EXERCISE REQUIREMENTS:
Below are records; reproduce exactly the lines from the one that has "Output the web" through the one that has "15.0, 7.2, 7.2];", ends included, and nothing more.

TASK INPUTS:
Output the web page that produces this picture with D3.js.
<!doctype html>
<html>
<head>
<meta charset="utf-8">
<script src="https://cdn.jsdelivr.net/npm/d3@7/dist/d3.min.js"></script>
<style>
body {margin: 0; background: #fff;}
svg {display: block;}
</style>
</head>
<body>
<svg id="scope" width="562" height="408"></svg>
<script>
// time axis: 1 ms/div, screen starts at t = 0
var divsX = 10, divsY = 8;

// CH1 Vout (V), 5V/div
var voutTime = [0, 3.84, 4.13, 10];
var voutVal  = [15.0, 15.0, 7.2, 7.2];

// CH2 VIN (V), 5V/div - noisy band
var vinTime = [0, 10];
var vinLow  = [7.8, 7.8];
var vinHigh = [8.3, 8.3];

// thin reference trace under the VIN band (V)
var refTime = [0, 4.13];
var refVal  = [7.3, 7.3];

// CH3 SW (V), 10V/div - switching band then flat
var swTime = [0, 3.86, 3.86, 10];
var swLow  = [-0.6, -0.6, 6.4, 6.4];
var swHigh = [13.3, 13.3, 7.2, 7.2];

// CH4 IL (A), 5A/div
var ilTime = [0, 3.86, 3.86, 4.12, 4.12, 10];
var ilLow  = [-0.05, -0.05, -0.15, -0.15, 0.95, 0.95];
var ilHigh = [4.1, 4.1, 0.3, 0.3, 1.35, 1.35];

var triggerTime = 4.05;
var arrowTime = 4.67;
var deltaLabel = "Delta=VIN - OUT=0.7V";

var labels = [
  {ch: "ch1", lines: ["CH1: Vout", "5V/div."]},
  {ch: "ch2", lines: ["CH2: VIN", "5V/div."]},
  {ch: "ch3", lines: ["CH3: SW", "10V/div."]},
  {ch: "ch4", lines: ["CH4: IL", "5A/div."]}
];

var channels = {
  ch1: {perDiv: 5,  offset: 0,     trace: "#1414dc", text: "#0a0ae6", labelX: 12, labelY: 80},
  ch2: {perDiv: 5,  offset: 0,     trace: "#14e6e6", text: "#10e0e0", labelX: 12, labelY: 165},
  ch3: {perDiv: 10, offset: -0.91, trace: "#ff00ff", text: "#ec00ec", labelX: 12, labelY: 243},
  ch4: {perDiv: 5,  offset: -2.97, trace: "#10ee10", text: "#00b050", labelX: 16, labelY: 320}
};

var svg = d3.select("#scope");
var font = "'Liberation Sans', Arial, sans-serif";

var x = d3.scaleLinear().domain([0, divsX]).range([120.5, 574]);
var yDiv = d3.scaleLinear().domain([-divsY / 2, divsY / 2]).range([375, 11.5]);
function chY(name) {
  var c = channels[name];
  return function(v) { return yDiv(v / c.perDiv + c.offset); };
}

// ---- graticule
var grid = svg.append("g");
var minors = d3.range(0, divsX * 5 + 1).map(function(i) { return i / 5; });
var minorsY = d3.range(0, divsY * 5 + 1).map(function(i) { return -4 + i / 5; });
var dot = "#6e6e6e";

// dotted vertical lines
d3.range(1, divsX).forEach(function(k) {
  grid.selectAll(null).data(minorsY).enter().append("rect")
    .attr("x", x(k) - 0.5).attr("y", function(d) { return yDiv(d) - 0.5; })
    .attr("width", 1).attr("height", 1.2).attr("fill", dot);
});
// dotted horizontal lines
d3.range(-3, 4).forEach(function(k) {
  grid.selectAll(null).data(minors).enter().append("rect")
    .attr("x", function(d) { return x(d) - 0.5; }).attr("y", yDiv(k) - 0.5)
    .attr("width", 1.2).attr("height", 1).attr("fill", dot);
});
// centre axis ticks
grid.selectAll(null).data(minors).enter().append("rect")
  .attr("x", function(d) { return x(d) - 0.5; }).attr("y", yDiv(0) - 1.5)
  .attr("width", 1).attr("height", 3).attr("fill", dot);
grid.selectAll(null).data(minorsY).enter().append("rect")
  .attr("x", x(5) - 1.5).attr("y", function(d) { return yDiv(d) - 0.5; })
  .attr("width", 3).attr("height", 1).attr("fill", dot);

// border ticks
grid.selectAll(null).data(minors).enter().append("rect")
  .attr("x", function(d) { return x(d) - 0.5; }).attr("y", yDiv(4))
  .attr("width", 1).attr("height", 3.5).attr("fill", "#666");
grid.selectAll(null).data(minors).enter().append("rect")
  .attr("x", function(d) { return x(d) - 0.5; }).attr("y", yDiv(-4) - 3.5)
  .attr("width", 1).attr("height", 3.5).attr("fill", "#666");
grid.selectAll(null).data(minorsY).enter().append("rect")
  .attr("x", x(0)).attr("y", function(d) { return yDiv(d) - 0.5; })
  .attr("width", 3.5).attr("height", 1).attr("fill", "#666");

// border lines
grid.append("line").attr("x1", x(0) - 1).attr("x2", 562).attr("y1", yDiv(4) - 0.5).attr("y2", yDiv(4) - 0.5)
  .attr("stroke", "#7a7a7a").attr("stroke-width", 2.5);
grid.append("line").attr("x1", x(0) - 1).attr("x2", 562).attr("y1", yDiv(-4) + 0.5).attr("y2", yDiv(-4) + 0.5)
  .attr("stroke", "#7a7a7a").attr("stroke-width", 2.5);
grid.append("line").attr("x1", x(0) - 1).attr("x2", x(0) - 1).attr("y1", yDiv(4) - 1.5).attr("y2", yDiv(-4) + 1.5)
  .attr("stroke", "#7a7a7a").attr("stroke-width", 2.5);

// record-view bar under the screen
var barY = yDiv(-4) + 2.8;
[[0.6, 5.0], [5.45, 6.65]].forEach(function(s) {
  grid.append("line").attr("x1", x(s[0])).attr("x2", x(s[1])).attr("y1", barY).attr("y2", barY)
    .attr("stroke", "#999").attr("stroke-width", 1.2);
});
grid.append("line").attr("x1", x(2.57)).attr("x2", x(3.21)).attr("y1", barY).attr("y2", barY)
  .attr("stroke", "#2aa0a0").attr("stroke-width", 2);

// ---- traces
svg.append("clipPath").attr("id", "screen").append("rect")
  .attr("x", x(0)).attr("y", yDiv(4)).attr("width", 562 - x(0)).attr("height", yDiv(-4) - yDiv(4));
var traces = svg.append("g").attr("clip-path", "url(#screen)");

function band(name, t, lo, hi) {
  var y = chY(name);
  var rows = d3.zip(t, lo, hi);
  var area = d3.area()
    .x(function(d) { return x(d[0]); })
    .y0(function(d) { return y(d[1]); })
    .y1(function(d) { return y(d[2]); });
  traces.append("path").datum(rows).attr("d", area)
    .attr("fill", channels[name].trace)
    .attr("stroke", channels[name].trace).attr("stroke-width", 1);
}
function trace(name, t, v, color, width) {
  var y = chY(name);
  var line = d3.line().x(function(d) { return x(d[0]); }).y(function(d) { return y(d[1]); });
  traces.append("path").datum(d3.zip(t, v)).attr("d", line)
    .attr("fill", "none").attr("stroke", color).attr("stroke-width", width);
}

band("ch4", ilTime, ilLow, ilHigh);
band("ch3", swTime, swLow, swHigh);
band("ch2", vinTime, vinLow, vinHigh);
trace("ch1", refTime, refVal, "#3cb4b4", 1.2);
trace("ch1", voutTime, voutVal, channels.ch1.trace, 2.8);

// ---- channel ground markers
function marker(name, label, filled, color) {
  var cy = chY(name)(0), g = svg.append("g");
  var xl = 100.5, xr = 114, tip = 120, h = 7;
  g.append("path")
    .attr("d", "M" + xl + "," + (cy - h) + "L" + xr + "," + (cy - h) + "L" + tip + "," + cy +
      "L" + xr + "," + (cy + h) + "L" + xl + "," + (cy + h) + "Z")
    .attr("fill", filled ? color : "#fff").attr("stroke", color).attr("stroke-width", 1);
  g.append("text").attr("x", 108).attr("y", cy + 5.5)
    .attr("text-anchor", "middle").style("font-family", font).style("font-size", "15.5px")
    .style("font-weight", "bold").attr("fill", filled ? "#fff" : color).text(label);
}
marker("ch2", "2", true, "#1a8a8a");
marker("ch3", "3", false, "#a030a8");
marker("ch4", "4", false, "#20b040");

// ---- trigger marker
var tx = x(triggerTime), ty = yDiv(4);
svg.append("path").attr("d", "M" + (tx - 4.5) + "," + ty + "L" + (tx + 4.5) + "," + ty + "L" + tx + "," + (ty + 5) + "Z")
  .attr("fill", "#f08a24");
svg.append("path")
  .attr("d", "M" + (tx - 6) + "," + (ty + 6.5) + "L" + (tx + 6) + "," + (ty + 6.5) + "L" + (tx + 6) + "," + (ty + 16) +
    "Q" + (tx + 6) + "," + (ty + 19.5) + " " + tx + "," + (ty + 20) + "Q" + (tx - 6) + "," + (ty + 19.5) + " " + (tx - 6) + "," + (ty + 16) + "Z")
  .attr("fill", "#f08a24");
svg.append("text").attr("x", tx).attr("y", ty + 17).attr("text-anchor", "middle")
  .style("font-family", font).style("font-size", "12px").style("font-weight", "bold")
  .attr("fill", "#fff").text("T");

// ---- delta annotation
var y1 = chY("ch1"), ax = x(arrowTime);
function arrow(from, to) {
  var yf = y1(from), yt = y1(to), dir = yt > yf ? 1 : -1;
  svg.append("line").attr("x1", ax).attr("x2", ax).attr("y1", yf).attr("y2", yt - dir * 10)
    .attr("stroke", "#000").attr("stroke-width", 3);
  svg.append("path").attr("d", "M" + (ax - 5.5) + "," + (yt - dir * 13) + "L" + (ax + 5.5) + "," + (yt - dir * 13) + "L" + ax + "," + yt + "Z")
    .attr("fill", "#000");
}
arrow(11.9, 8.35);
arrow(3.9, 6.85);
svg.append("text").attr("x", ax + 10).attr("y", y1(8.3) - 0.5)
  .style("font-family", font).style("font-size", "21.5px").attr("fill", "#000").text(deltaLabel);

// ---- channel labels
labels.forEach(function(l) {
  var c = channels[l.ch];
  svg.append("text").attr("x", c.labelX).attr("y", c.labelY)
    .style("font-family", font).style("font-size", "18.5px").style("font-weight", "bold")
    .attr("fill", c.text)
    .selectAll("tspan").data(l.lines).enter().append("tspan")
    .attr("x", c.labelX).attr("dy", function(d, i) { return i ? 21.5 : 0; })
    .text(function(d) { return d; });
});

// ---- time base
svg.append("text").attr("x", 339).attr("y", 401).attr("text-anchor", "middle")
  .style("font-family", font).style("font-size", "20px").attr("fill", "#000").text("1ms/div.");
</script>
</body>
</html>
==
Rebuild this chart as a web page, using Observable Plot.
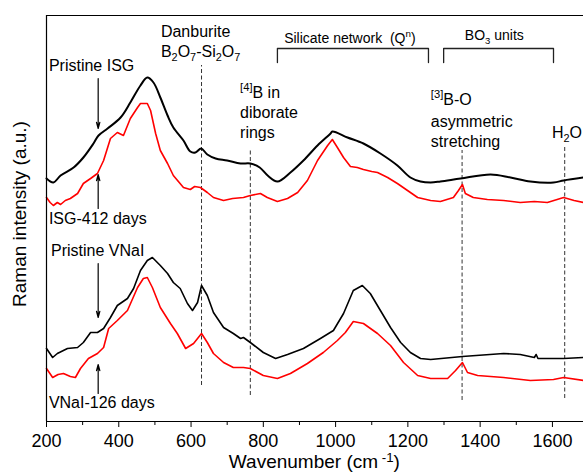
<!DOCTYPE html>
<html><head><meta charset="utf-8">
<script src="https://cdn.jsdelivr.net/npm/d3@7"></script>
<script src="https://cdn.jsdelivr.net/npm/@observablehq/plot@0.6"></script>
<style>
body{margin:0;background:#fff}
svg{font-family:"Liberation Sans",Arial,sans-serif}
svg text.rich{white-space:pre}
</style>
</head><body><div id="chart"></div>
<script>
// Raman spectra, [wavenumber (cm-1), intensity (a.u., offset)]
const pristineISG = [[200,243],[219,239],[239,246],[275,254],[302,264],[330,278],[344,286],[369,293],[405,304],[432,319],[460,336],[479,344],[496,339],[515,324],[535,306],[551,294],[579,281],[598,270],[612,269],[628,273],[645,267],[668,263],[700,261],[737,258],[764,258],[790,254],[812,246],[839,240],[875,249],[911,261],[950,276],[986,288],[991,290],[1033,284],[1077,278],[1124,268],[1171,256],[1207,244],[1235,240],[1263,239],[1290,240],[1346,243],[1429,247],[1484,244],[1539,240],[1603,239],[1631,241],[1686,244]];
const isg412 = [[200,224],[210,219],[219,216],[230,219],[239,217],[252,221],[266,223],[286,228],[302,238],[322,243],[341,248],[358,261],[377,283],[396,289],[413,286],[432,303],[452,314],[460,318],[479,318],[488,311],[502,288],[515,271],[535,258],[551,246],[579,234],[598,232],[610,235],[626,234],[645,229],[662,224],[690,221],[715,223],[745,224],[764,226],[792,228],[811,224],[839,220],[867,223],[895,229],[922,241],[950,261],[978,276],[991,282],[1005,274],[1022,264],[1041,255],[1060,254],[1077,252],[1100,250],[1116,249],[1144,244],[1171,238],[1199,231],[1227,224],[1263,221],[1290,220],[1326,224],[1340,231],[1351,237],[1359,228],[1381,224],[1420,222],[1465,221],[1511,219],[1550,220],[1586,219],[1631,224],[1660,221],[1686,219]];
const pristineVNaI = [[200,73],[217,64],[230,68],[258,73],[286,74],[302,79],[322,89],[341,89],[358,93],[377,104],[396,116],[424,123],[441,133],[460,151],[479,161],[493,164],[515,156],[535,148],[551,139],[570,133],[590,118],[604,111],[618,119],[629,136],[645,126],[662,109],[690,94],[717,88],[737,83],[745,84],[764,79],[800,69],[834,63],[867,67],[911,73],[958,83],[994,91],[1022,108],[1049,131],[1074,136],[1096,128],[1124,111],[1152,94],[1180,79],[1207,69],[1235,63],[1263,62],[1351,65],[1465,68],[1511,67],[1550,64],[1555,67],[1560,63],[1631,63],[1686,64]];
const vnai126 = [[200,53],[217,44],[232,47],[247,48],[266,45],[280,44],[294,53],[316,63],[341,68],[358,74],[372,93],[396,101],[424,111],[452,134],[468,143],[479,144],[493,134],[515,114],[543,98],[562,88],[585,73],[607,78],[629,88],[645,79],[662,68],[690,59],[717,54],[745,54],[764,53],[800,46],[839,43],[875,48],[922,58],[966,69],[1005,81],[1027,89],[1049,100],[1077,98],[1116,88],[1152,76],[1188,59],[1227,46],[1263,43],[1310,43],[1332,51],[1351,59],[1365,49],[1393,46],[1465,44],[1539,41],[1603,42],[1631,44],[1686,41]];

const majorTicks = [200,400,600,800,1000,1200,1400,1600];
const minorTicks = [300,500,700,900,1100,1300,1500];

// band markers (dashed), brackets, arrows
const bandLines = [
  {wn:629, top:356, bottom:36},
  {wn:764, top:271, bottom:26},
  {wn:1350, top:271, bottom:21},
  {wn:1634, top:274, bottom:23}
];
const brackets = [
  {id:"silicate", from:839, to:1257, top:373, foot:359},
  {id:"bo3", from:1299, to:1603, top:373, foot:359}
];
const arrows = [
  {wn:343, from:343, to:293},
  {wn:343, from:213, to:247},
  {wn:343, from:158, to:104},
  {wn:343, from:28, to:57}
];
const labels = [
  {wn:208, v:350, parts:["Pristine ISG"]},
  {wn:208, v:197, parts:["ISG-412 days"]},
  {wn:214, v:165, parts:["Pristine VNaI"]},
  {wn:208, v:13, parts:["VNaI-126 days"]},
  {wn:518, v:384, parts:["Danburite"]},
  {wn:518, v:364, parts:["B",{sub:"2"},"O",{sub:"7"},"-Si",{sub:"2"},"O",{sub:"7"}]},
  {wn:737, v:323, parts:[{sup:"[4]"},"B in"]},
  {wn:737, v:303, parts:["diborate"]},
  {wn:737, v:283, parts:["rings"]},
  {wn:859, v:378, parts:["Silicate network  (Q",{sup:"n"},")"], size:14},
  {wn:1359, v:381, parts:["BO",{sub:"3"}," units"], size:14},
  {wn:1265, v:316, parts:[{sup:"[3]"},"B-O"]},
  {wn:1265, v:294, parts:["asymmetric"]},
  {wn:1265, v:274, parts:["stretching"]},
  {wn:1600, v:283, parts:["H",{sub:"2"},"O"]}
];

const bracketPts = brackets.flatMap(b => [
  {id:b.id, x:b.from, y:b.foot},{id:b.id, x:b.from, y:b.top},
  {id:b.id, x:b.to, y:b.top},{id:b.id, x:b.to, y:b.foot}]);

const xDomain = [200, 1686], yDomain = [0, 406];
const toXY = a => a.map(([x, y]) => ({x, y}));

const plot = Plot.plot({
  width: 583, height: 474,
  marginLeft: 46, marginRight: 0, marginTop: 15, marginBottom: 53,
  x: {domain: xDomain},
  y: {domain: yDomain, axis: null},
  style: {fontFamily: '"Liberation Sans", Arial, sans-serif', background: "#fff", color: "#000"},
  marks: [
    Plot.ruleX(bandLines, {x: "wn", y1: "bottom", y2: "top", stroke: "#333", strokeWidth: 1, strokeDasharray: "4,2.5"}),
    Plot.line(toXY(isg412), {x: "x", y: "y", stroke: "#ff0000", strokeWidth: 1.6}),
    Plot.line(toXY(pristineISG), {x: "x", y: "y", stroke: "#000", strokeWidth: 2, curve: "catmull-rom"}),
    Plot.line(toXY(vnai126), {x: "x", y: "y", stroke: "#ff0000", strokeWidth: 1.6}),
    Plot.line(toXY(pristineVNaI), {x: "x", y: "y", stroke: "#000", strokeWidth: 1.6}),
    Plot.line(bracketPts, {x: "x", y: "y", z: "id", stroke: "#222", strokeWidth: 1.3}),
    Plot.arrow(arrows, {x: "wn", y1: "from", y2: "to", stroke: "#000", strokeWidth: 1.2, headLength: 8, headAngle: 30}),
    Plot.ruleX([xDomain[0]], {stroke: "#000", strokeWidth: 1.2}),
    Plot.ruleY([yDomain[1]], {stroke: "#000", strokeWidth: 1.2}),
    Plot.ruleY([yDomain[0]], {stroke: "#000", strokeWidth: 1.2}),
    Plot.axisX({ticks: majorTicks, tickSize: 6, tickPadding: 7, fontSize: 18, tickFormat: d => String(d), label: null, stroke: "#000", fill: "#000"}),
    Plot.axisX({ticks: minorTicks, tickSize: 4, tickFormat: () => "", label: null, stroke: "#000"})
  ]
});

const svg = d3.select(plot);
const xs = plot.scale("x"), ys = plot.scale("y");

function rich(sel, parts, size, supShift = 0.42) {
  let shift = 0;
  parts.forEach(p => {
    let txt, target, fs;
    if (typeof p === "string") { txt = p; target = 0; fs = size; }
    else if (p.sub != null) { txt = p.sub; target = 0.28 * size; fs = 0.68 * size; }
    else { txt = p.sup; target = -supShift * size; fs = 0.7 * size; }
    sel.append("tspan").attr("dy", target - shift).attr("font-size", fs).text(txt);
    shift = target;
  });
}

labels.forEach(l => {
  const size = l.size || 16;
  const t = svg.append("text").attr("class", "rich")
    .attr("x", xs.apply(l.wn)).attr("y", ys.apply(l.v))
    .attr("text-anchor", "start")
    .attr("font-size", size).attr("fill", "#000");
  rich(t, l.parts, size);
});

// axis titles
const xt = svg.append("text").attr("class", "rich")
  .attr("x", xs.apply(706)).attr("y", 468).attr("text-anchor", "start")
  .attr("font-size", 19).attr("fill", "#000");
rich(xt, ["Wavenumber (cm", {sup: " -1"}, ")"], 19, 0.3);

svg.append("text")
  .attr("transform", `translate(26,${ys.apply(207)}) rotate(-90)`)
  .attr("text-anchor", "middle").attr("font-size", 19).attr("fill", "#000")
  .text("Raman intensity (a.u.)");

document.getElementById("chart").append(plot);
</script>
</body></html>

TASK SOLUTION:
Output the web page that produces this picture with D3.js.
<!doctype html>
<html>
<head>
<meta charset="utf-8">
<script src="https://cdn.jsdelivr.net/npm/d3@7/dist/d3.min.js"></script>
<style>
body {margin: 0; background: #fff;}
svg {display: block;}
</style>
</head>
<body>
<svg id="scope" width="562" height="408"></svg>
<script>
// time axis: 1 ms/div, screen starts at t = 0
var divsX = 10, divsY = 8;

// CH1 Vout (V), 5V/div
var voutTime = [0, 3.84, 4.13, 10];
var voutVal  = [15.0, 15.0, 7.2, 7.2];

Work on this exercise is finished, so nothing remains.